Project Led Learning-Homeschool Experience

project led learning

Project Led Learning

Project Led Learning, The first project on my daughter Sue's list is raising rabbits. She has been waiting some years for this chance to leverage into reality her desire to have some rabbits. "It's school, Dad!"So how can I make raising rabbits into an educational project that is fun, successful, and a learning experience? First, she must learn a fair bit about caring for rabbits, and we must adequately prepare the rabbit's home before we buy them.

Project Led Learning Purchasing Rabbits

So, I type "raising rabbits" into Google. All kinds of good stuff appear. She will study these and take notes in her "Rabbit Project" journal. I will get a book or two for her. I type "raising rabbits" into Amazon and see several good ones.I will show her where we will build the rabbit hutches and how I intend the general layout to be. She will then design the rabbit hutch. I will help her and make necessary adjustments, but she must research it out herself. She will figure all the materials she needs and their cost.

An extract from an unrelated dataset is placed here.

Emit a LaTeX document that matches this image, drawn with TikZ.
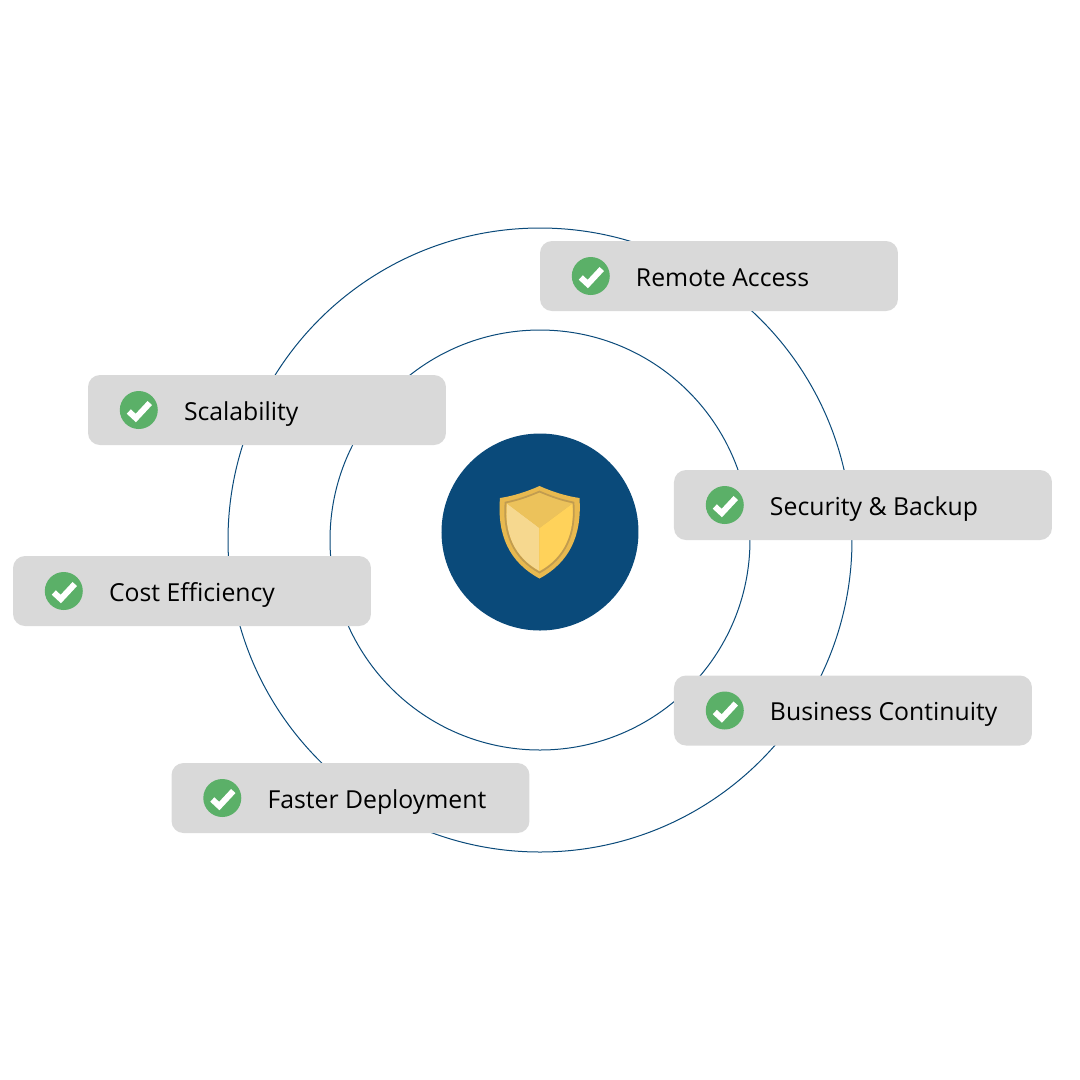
\documentclass[tikz,border=0pt]{standalone}
\usepackage{fontspec}
\setmainfont{Open Sans}
\usetikzlibrary{calc, positioning}

\definecolor{navy}{HTML}{0A4A7A}
\definecolor{boxgray}{HTML}{D9D9D9}
\definecolor{okgreen}{HTML}{5BB068}
\definecolor{shieldrim}{HTML}{E8B94F}
\definecolor{shieldline}{HTML}{C19C50}
\definecolor{shieldtop}{HTML}{ECC25B}
\definecolor{shieldleft}{HTML}{F6D88F}
\definecolor{shieldright}{HTML}{FFD25A}

\begin{document}
\begin{tikzpicture}[
  x=0.1mm, y=-0.1mm,
  ring/.style={circle, draw=navy, line width=0.1mm, minimum size=#1, inner sep=0pt},
  hub/.style={circle, fill=navy, minimum size=19.7mm, inner sep=0pt},
  itembox/.style={rectangle, fill=boxgray, rounded corners=1.2mm,
                  minimum width=#1, minimum height=7mm, inner sep=0pt},
  itembox/.default=35.8mm,
  checknode/.style={circle, fill=okgreen, minimum size=3.8mm, inner sep=0pt},
  itemlabel/.style={anchor=west, inner sep=0pt, text=black, text height=2mm, text depth=0mm,
                    font=\fontsize{7.05pt}{9pt}\selectfont},
  tick/.style={draw=white, line width=0.6mm, line join=miter},
]
\useasboundingbox (0,0) rectangle (1080,1080);

% ---- rings ----
\node[ring=62.4mm] (outer) at (540,540) {};
\node[ring=42mm] (inner) at (540,540) {};
\node[hub] (hub) at (540,532) {};

% ---- shield ----
\fill[shieldrim] (539.5,486) .. controls (553,492) and (566,496) .. (579.5,498)
  .. controls (582,535) and (570,562) .. (539.5,578.5)
  .. controls (509,562) and (497,535) .. (500,498)
  .. controls (513,496) and (526,492) .. (539.5,486) -- cycle;
\fill[shieldleft] (507,503.5) -- (539.5,528) -- (539.5,571)
  .. controls (514,557) and (504,533) .. (507,503.5) -- cycle;
\fill[shieldright] (572.5,503.5) -- (539.5,528) -- (539.5,571)
  .. controls (565,557) and (575,533) .. (572.5,503.5) -- cycle;
\fill[shieldtop] (539.5,492.5) .. controls (551,497) and (561,501) .. (572.5,503.5)
  -- (539.5,528) -- (507,503.5)
  .. controls (518,501) and (528,497) .. (539.5,492.5) -- cycle;
\draw[shieldline, line width=0.17mm] (539.5,491.5) .. controls (551,496.5) and (561,500) .. (573.5,502.5)
  .. controls (576,533) and (566,558) .. (539.5,572.5)
  .. controls (513,558) and (503,533) .. (505.5,502.5)
  .. controls (518,500) and (528,496.5) .. (539.5,491.5) -- cycle;

% ---- boxes ----
\node[itembox] (remote) at (719,276) {};
\node[itembox] (scale) at (267,410) {};
\node[itembox=37.8mm] (security) at (863,505) {};
\node[itembox] (cost) at (192,591) {};
\node[itembox] (business) at (853,710.5) {};
\node[itembox] (faster) at (350.5,798) {};

% ---- labels ----
\foreach \name/\txt in {remote/Remote Access, scale/Scalability,
    security/Security \& Backup, cost/Cost Efficiency,
    business/Business Continuity, faster/Faster Deployment} {
  \node[checknode] (\name-check) at ($(\name.west)+(51.5,0)$) {};
  \draw[tick] ($(\name-check)+(-10,1.5)$) -- ($(\name-check)+(-3,8)$) -- ($(\name-check)+(11,-7)$);
  \node[itemlabel] (\name-label) at ($(\name.west)+(96,0)$) {\txt};
}
\end{tikzpicture}
\end{document}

Project Led Learning Construction

My daughter will then build the rabbit's home. I will assist her as needed, but it is her project. She will study and take notes on rabbit feeding and rabbit problems and all the things that can go wrong with rabbits.
Finally, when everything is ready, we will buy 2-3 rabbits. Because of my interests, I will suggest an unusual breed of rabbit. Sue will communicate with the owners to know what to expect. She may even join that rabbit breed association.

Project Led Learning Equipment

We will buy all the equipment and tools she needs to care for the rabbits, and she will learn how to use them.
When the rabbits come, she is committed. They are her responsibility, and application to the task lies on her shoulders. Once they are in that cage, she cannot "discover" that she doesn't want to take care of them.
While she is doing each of these tasks, she will be recording her time on assignment in a journal. She will be taking notes. She will keep a running record of her observations and how each rabbit fares.
Because she is also doing a project on learning to sketch and a plan on writing short stories, she will study Beatrix Potter's rendition of rabbits into some of the most beloved artwork of all time. This bit of research applies to all three of these projects.

Project Led Learning Reading Material

She will read Watership Down by Richard Adams. And, we will get a book on the genetic study of rabbits in the wild.
So, besides the joy of caring for and interacting with the rabbits themselves, my daughter is reading and writing about rabbits. She is learning practical research for present needs. She is designing and figuring amounts and costs. She is learning about rabbits in history and their natural habitat. She is studying the anatomy and diseases of rabbits and making them better when they are sick. She is investigating rabbits in art. She is operating the tools and equipment needed to care for the rabbits, and she has the continual discipline of caring for those rabbits every single day. No shirking allowed.

Project Led Learning Summary

At the end of a year, she will pull everything together into a photo album of her rabbit project and publish it on the Internet. She will also have her hard copy, which, I suspect, she will keep for many years. This does sound almost like a college course, but I will scale all of this down to the level of a twelve-year-old. All told, she will journal somewhere around 100 hours of total time into this project. It is one that will continue through all twelve months of the year.  And if the rabbits produce little ones and they grow up strong and healthy, she may even be able to sell them to some other homeschool child, starting a rabbit raising project. And see a return on the money invested.